Mr Potts said he had been approached by the government in 2014 with a valuation of less than $1 million and had rejected it as nowhere near the right price. The next contact was from Colliers head Paul Powderly in 2015, inviting him to a meeting on June 19. At that meeting the Land Development Agency’s Dan Stewart had opened the negotiation with an offer of $3 million.
“I said no we’re not interested in $3 million. It’s not anything near what it was worth, and I came back and said something like ‘it’s worth closer to $5 million’. He said ‘we can’t go that far … what would you entertain?’ I said … ‘I could talk to the other owners at about $4 million’.”
The next day he had a call from Mr Stewart saying “the government have come back, he, the government or whoever has come back” at $3.6 million. Mr Potts said he suggested $4 million, to which Mr Stewart said $3.8 million. He had agreed on the basis of a quick exchange and settlement. The price was “fair and reasonable”, he said.
The block was owned by Mr Potts, Barry Morris, Richard Tindale and Joe Bisa, originally part of a bigger block that was used to build the 188-unit Glebe Park residences. Mr Potts also developed the 330-apartment Manhattan on the Park apartments on an adjacent piece of land.

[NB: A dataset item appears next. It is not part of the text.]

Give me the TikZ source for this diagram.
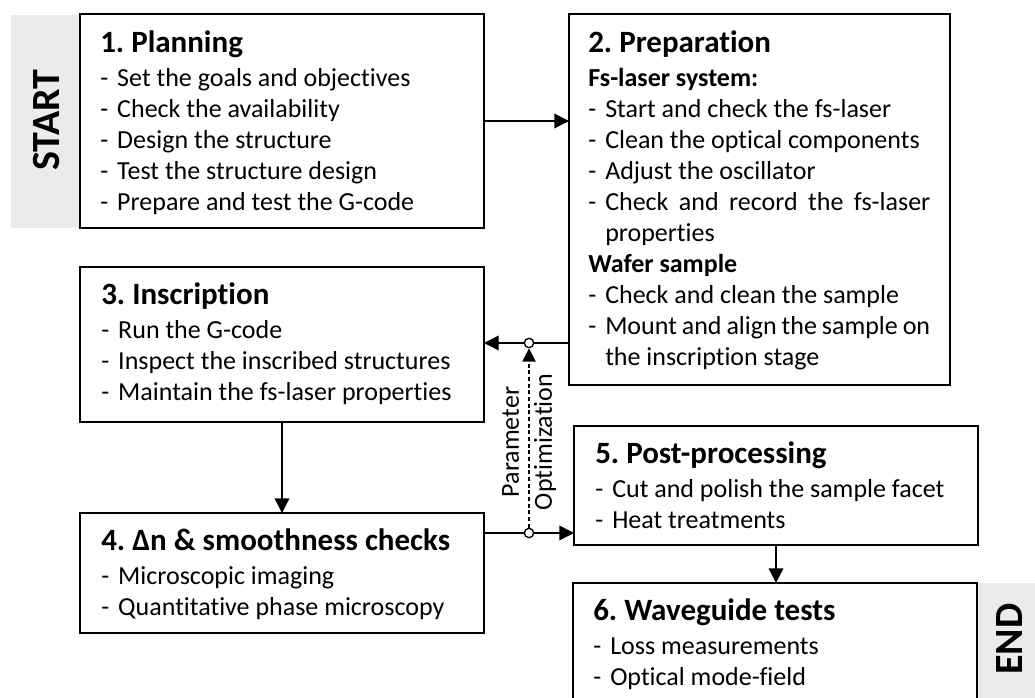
\documentclass[tikz,border=0pt]{standalone}
\usepackage{fontspec}
\setmainfont{Carlito}[Ligatures=NoCommon]
\usetikzlibrary{arrows.meta}
\definecolor{bargray}{HTML}{EBEBEB}
\frenchspacing
\newcommand\itm{\makebox[12.75pt][l]{-}}
\newcommand\ttl[1]{{\fontsize{23.25pt}{23.25pt}\selectfont\bfseries #1}\\[2.25pt]}
\newcommand\subttl[1]{{\bfseries #1}\\}
\begin{document}
\begin{tikzpicture}[x=0.75pt,y=-0.75pt,
  box/.style={draw, line width=2pt, minimum width=303pt, inner sep=0pt, outer sep=0pt},
  txt/.style={anchor=base west, inner sep=0pt, font=\fontsize{19.5pt}{23.25pt}\selectfont},
  arr/.style={line width=1pt, -{Triangle[length=11pt,width=11pt]}},
  darr/.style={line width=1pt, dash pattern=on 3pt off 2pt, -{Triangle[length=10pt,width=10pt]}},
  ln/.style={line width=1pt},
  dot/.style={circle, draw, fill=white, line width=1pt, minimum size=7pt, inner sep=0pt},
  graybar/.style={fill=bargray, draw=none},
  bigtxt/.style={font=\fontsize{30pt}{30pt}\selectfont\bfseries, rotate=90, inner sep=0pt}]
\useasboundingbox (0,0) rectangle (1035,698);
\clip (0,0) rectangle (1035,698);

% gray bars
\fill[graybar] (11,15) rectangle (80,228);
\fill[graybar] (977,583) rectangle (1040,710);
\node[bigtxt] (start) at (47,120) {START};
\node[bigtxt] (end) at (1010,639) {END};

% boxes
\node[box, minimum height=160.5pt] (b1) at (282,121) {};
\node[box, minimum width=285.75pt, minimum height=278.25pt] (b2) at (759.5,199.5) {};
\node[box, minimum height=116.25pt] (b3) at (282,344.5) {};
\node[box, minimum height=90pt] (b4) at (282,573) {};
\node[box, minimum height=89.25pt] (b5) at (776,485.5) {};
\node[box, minimum height=95.25pt] (b6) at (775,646.5) {};

% texts
\node[txt] (t1) at (100,53) {\parbox[t]{290pt}{\raggedright
\ttl{1. Planning}
\itm Set the goals and objectives\\
\itm Check the availability\\
\itm Design the structure\\
\itm Test the structure design\\
\itm Prepare and test the G-code}};

\node[txt] (t2) at (588,53) {\parbox[t]{270pt}{\raggedright
\ttl{2. Preparation}
\subttl{Fs-laser system:}
\itm Start and check the fs-laser\\
\itm Clean the optical components\\
\itm Adjust the oscillator\\
\itm\makebox[243.75pt][s]{Check and record the fs-laser}\\
\hspace*{12.75pt}properties\\
\subttl{Wafer sample}
\itm Check and clean the sample\\
\itm\makebox[243.75pt][s]{Mount and align the sample on}\\
\hspace*{12.75pt}the inscription stage}};

\node[txt] (t3) at (101,305) {\parbox[t]{290pt}{\raggedright
\ttl{3. Inscription}
\itm Run the G-code\\
\itm Inspect the inscribed structures\\
\itm Maintain the fs-laser properties}};

\node[txt] (t4) at (101,550) {\parbox[t]{290pt}{\raggedright
\ttl{4. Δn \& smoothness checks}
\itm Microscopic imaging\\
\itm Quantitative phase microscopy}};

\node[txt] (t5) at (595,463) {\parbox[t]{290pt}{\raggedright
\ttl{5. Post-processing}
\itm Cut and polish the sample facet\\
\itm Heat treatments}};

\node[txt] (t6) at (593,620) {\parbox[t]{290pt}{\raggedright
\ttl{6. Waveguide tests}
\itm Loss measurements\\
\itm Optical mode-field}};

% junction points
\coordinate (p1) at (529,343);
\coordinate (p2) at (529,533);

% connectors
\draw[arr] (b1.east) -- (b1.east -| b2.west);
\draw[arr] (b3.south) -- (b4.north);
\draw[arr] (b5.south) -- (b5.south |- b6.north);
\draw[ln] (p1 -| b2.west) -- (p1);
\draw[arr] (p1) -- (p1 -| b3.east);
\draw[ln] (p2 -| b4.east) -- (p2);
\draw[arr] (p2) -- (p2 -| b5.west);

\node[dot] (c1) at (p1) {};
\node[dot] (c2) at (p2) {};
\draw[darr] (c2.north) -- (c1.south);

\node[rotate=90, align=center, inner sep=0pt, font=\fontsize{19.5pt}{23.25pt}\selectfont] (param) at (529,442) {Parameter\\[1.5pt]Optimization};
\end{tikzpicture}
\end{document}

The Liberals have suggested the government moved to a quick purchase of the block in 2015 because the casino wanted to use part of it for an expansion.

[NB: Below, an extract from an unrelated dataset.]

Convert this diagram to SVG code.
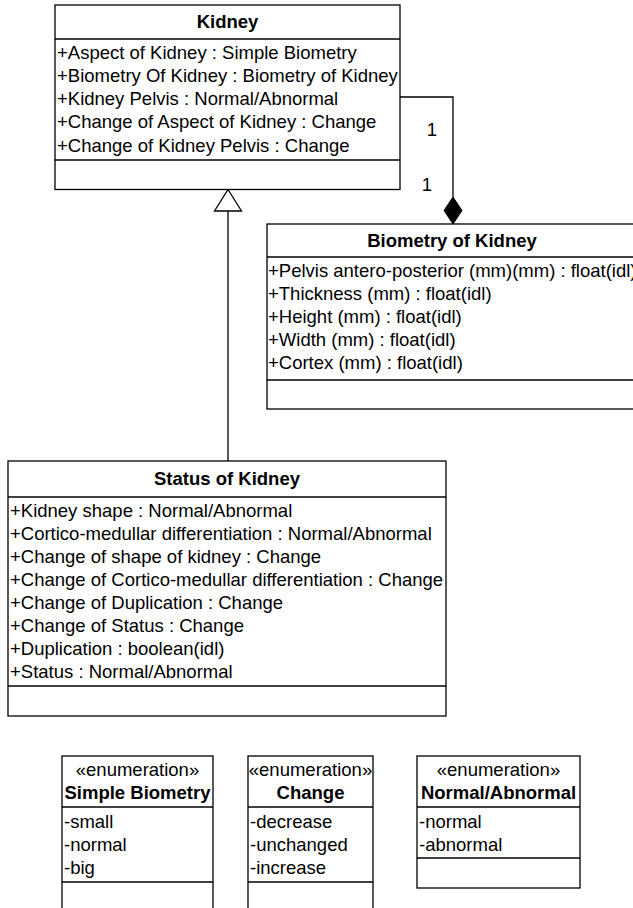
<svg xmlns="http://www.w3.org/2000/svg" width="633" height="908" viewBox="0 0 633 908">
<style>
  .box { fill: #fff; stroke: #000; stroke-width: 1.3; }
  .sep { stroke: #000; stroke-width: 1.3; }
  .t { font-family: "Liberation Sans", Arial, sans-serif; font-size: 18.5px; fill: #000; }
  .b { font-weight: bold; text-anchor: middle; }
  .c { text-anchor: middle; }
  .edge { fill: none; stroke: #000; stroke-width: 1.3; }
</style>
<rect width="633" height="908" fill="#fff"/>

<g id="connectors">
  <path class="edge" d="M228,211 L228,461"/>
  <polygon points="228,189.5 241.5,211 214.5,211" fill="#fff" stroke="#000" stroke-width="1.3"/>
  <path class="edge" d="M400,97 L453,97 L453,197"/>
  <polygon points="453,197 462,210.5 453,224 444,210.5" fill="#000" stroke="#000" stroke-width="1"/>
  <text class="t c" x="432" y="136">1</text>
  <text class="t c" x="427" y="191">1</text>
</g>

<g id="kidney">
  <rect class="box" x="55" y="5" width="345" height="184.5"/>
  <line class="sep" x1="55" y1="39" x2="400" y2="39"/>
  <line class="sep" x1="55" y1="160" x2="400" y2="160"/>
  <text class="t b" x="227.5" y="28">Kidney</text>
  <text class="t" x="57" y="59">+Aspect of Kidney : Simple Biometry</text>
  <text class="t" x="57" y="82">+Biometry Of Kidney : Biometry of Kidney</text>
  <text class="t" x="57" y="105">+Kidney Pelvis : Normal/Abnormal</text>
  <text class="t" x="57" y="128">+Change of Aspect of Kidney : Change</text>
  <text class="t" x="57" y="152">+Change of Kidney Pelvis : Change</text>
</g>

<g id="biometry">
  <rect class="box" x="267" y="224" width="372" height="185"/>
  <line class="sep" x1="267" y1="257" x2="639" y2="257"/>
  <line class="sep" x1="267" y1="380" x2="639" y2="380"/>
  <text class="t b" x="452" y="247">Biometry of Kidney</text>
  <text class="t" x="268" y="277">+Pelvis antero-posterior (mm)(mm) : float(idl)</text>
  <text class="t" x="268" y="300">+Thickness (mm) : float(idl)</text>
  <text class="t" x="268" y="323">+Height (mm) : float(idl)</text>
  <text class="t" x="268" y="346">+Width (mm) : float(idl)</text>
  <text class="t" x="268" y="369">+Cortex (mm) : float(idl)</text>
</g>

<g id="status">
  <rect class="box" x="8" y="461" width="438" height="255"/>
  <line class="sep" x1="8" y1="497" x2="446" y2="497"/>
  <line class="sep" x1="8" y1="686" x2="446" y2="686"/>
  <text class="t b" x="227" y="485">Status of Kidney</text>
  <text class="t" x="10" y="517">+Kidney shape : Normal/Abnormal</text>
  <text class="t" x="10" y="540">+Cortico-medullar differentiation : Normal/Abnormal</text>
  <text class="t" x="10" y="563">+Change of shape of kidney : Change</text>
  <text class="t" x="10" y="586">+Change of Cortico-medullar differentiation : Change</text>
  <text class="t" x="10" y="609">+Change of Duplication : Change</text>
  <text class="t" x="10" y="632">+Change of Status : Change</text>
  <text class="t" x="10" y="655">+Duplication : boolean(idl)</text>
  <text class="t" x="10" y="678">+Status : Normal/Abnormal</text>
</g>

<g id="simple-biometry">
  <rect class="box" x="62" y="756" width="151" height="160"/>
  <line class="sep" x1="62" y1="807" x2="213" y2="807"/>
  <line class="sep" x1="62" y1="882" x2="213" y2="882"/>
  <text class="t c" x="137.5" y="776">«enumeration»</text>
  <text class="t b" x="137.5" y="799">Simple Biometry</text>
  <text class="t" x="64" y="828">-small</text>
  <text class="t" x="64" y="851">-normal</text>
  <text class="t" x="64" y="874">-big</text>
</g>

<g id="change">
  <rect class="box" x="248" y="756" width="125" height="160"/>
  <line class="sep" x1="248" y1="807" x2="373" y2="807"/>
  <line class="sep" x1="248" y1="882" x2="373" y2="882"/>
  <text class="t c" x="310.5" y="776">«enumeration»</text>
  <text class="t b" x="310.5" y="799">Change</text>
  <text class="t" x="250" y="828">-decrease</text>
  <text class="t" x="250" y="851">-unchanged</text>
  <text class="t" x="250" y="874">-increase</text>
</g>

<g id="normal-abnormal">
  <rect class="box" x="417" y="756" width="163" height="132"/>
  <line class="sep" x1="417" y1="807" x2="580" y2="807"/>
  <line class="sep" x1="417" y1="858" x2="580" y2="858"/>
  <text class="t c" x="498.5" y="776">«enumeration»</text>
  <text class="t b" x="498.5" y="799">Normal/Abnormal</text>
  <text class="t" x="419" y="828">-normal</text>
  <text class="t" x="419" y="851">-abnormal</text>
</g>
</svg>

The casino owners presented their plans to the government, including Chief Minister Andrew Barr, in May 2015; the meeting with Mr Potts to negotiate the price was about four weeks later. But Land Development Agency executives have said the quick purchase followed a government decision to move the stormwater pond on Parkes Way ahead of a bid to Infrastructure Australia to lower the road. Progress on that plan is unclear.

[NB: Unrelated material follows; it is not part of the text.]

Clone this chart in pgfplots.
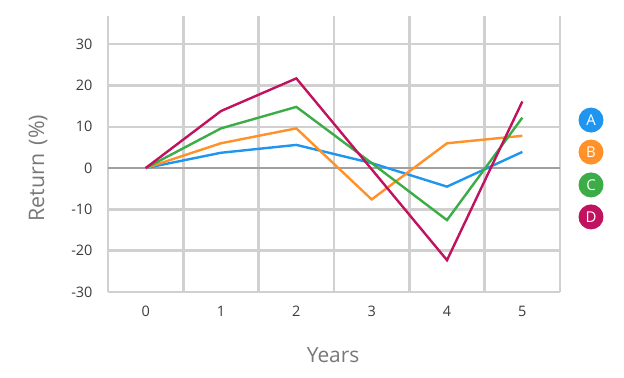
\documentclass[border=0pt]{standalone}
\usepackage{fontspec}
\setmainfont{Open Sans}
\usepackage{pgfplots}
\pgfplotsset{compat=1.18}
\definecolor{cA}{RGB}{30,150,240}
\definecolor{cB}{RGB}{255,145,40}
\definecolor{cC}{RGB}{60,172,70}
\definecolor{cD}{RGB}{192,18,95}
\definecolor{gridgray}{RGB}{208,208,208}
\definecolor{zerogray}{RGB}{160,160,160}
\definecolor{tickgray}{RGB}{60,60,60}
\definecolor{labgray}{RGB}{120,120,120}
\begin{document}
\begin{tikzpicture}
\useasboundingbox (0,0) rectangle (624bp,378bp);
\begin{axis}[
  at={(108bp,86bp)}, anchor=south west,
  scale only axis, width=452bp, height=276bp,
  xmin=-0.5, xmax=5.5, ymin=-30, ymax=36.8,
  xtick={0,...,5}, ytick={-30,-20,...,30},
  minor xtick={-0.5,0.5,...,5.5},
  xminorgrids=true, ymajorgrids=true, xmajorgrids=false,
  grid style={line width=2.4bp, color=gridgray},
  minor grid style={line width=2.4bp, color=gridgray},
  extra y ticks={0}, extra y tick labels={},
  extra y tick style={grid style={line width=2.4bp, color=zerogray}},
  axis line style={draw=none},
  tick style={draw=none},
  major tick length=0pt, minor tick length=0pt,
  /pgf/number format/assume math mode=true,
  ticklabel style={font=\fontsize{14.5}{16}\selectfont, text=tickgray},
  yticklabel style={xshift=-12bp},
  xticklabel style={yshift=-11bp},
  every axis y label/.style={at={(axis description cs:-0.155,0.449)}, rotate=90, anchor=center, font=\fontsize{21.5}{24}\selectfont, text=labgray},
  every axis x label/.style={at={(axis description cs:0.498,-0.228)}, anchor=center, font=\fontsize{21}{24}\selectfont, text=labgray},
  ylabel={Return\hspace{0.4em}(\%)},
  xlabel={Years},
  clip=false,
]
\addplot[cA, line width=2.4bp] coordinates {(0,0) (1,3.7) (2,5.6) (3,1.2) (4,-4.5) (5,3.9)};
\addplot[cB, line width=2.4bp] coordinates {(0,0) (1,6.0) (2,9.6) (3,-7.6) (4,6.0) (5,7.8)};
\addplot[cC, line width=2.4bp] coordinates {(0,0) (1,9.6) (2,14.8) (3,1.2) (4,-12.6) (5,12.2)};
\addplot[cD, line width=2.4bp] coordinates {(0,0) (1,13.8) (2,21.7) (3,-0.3) (4,-22.3) (5,16.1)};
\node[circle, fill=cA, minimum size=25bp, inner sep=0pt, text=white, font=\fontsize{15}{16}\selectfont] at (axis description cs:1.0686,0.623) {A};
\node[circle, fill=cB, minimum size=25bp, inner sep=0pt, text=white, font=\fontsize{15}{16}\selectfont] at (axis description cs:1.0686,0.507) {B};
\node[circle, fill=cC, minimum size=25bp, inner sep=0pt, text=white, font=\fontsize{15}{16}\selectfont] at (axis description cs:1.0686,0.388) {C};
\node[circle, fill=cD, minimum size=25bp, inner sep=0pt, text=white, font=\fontsize{15}{16}\selectfont] at (axis description cs:1.0686,0.272) {D};
\end{axis}
\end{tikzpicture}
\end{document}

Mr Potts said he gave no thought to the reasons why the government wanted the block. “Don’t know, don’t care,” he said. “I didn’t think they were desperate. Someone approached me and there was what I call argy-bargy on the price … I wouldn’t have called anything that was done evidence of desperation. If there was desperation most probably I would have sensed that and I might have got $4 million or a little bit more.”
He and the other owners knew the block would bring “real challenges” if they tried to redevelop it, given the location, so something had to be done with it.
Under the original lease with the government, the owners were to spend at least $1 million building a “parkland”, including kiosks, carparks, shelters and public toilets, with the work to start within a year and finish within three years. Valuers Opteon told the government in 2014 that it was not clear whether that lease requirement had been met, with some parkland works apparently done but no available record of spending.
In 2011, Mr Corbell was asked about the lack of landscaping. He responded that it had been made “very clear to the leaseholder” that it expected the work to be done.
Mr Potts said this week he had met the lease obligations. “We did what we had to do.”
Asked whether anyone had threatened to compulsorily acquire the block given it was needed for a stormwater pond, he said “someone” had mentioned the possibility, and his feeling was he would be paid the value of the land in any case, so “bring it on, compulsory acquisition or purchase, it’ll go down the same track, so I never thought too much about it”.
Mr Potts said he had never discussed the block with Mr Barr or other ministers.